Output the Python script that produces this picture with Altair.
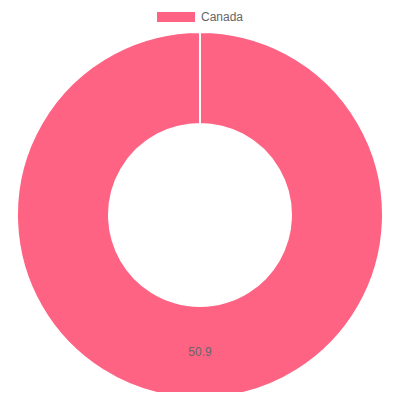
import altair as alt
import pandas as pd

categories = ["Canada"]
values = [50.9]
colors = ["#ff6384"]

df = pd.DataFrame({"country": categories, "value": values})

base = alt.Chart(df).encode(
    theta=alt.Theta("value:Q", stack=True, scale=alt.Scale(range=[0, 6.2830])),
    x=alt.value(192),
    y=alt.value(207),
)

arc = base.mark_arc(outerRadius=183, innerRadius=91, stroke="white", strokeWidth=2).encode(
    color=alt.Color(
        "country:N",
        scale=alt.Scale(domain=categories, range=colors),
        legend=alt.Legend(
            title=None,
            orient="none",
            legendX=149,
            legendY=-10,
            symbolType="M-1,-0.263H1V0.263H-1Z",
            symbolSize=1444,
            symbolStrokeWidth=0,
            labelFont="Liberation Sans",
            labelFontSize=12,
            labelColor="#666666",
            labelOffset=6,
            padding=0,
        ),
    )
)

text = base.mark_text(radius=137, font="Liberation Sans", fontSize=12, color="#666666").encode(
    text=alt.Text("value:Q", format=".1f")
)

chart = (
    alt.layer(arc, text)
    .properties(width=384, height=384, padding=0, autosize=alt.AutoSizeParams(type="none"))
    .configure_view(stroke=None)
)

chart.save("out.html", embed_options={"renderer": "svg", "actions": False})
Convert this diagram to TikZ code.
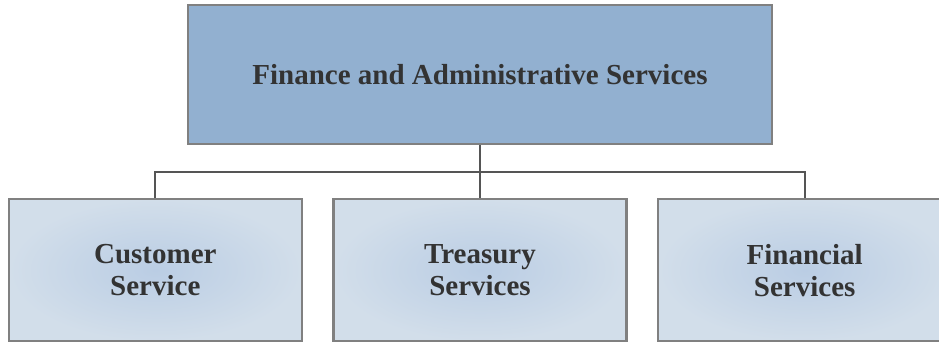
_ _ _
* **AIM**:
Please transcribe the material above exactly as written. Leave the pictures out.

* **WRITTEN SOLUTION**:
Output the Python script that produces this picture with Altair.
import altair as alt
import pandas as pd

categories = ["Canada"]
values = [50.9]
colors = ["#ff6384"]

df = pd.DataFrame({"country": categories, "value": values})

base = alt.Chart(df).encode(
    theta=alt.Theta("value:Q", stack=True, scale=alt.Scale(range=[0, 6.2830])),
    x=alt.value(192),
    y=alt.value(207),
)

arc = base.mark_arc(outerRadius=183, innerRadius=91, stroke="white", strokeWidth=2).encode(
    color=alt.Color(
        "country:N",
        scale=alt.Scale(domain=categories, range=colors),
        legend=alt.Legend(
            title=None,
            orient="none",
            legendX=149,
            legendY=-10,
            symbolType="M-1,-0.263H1V0.263H-1Z",
            symbolSize=1444,
            symbolStrokeWidth=0,
            labelFont="Liberation Sans",
            labelFontSize=12,
            labelColor="#666666",
            labelOffset=6,
            padding=0,
        ),
    )
)

text = base.mark_text(radius=137, font="Liberation Sans", fontSize=12, color="#666666").encode(
    text=alt.Text("value:Q", format=".1f")
)

chart = (
    alt.layer(arc, text)
    .properties(width=384, height=384, padding=0, autosize=alt.AutoSizeParams(type="none"))
    .configure_view(stroke=None)
)

chart.save("out.html", embed_options={"renderer": "svg", "actions": False})
Convert this diagram to TikZ code.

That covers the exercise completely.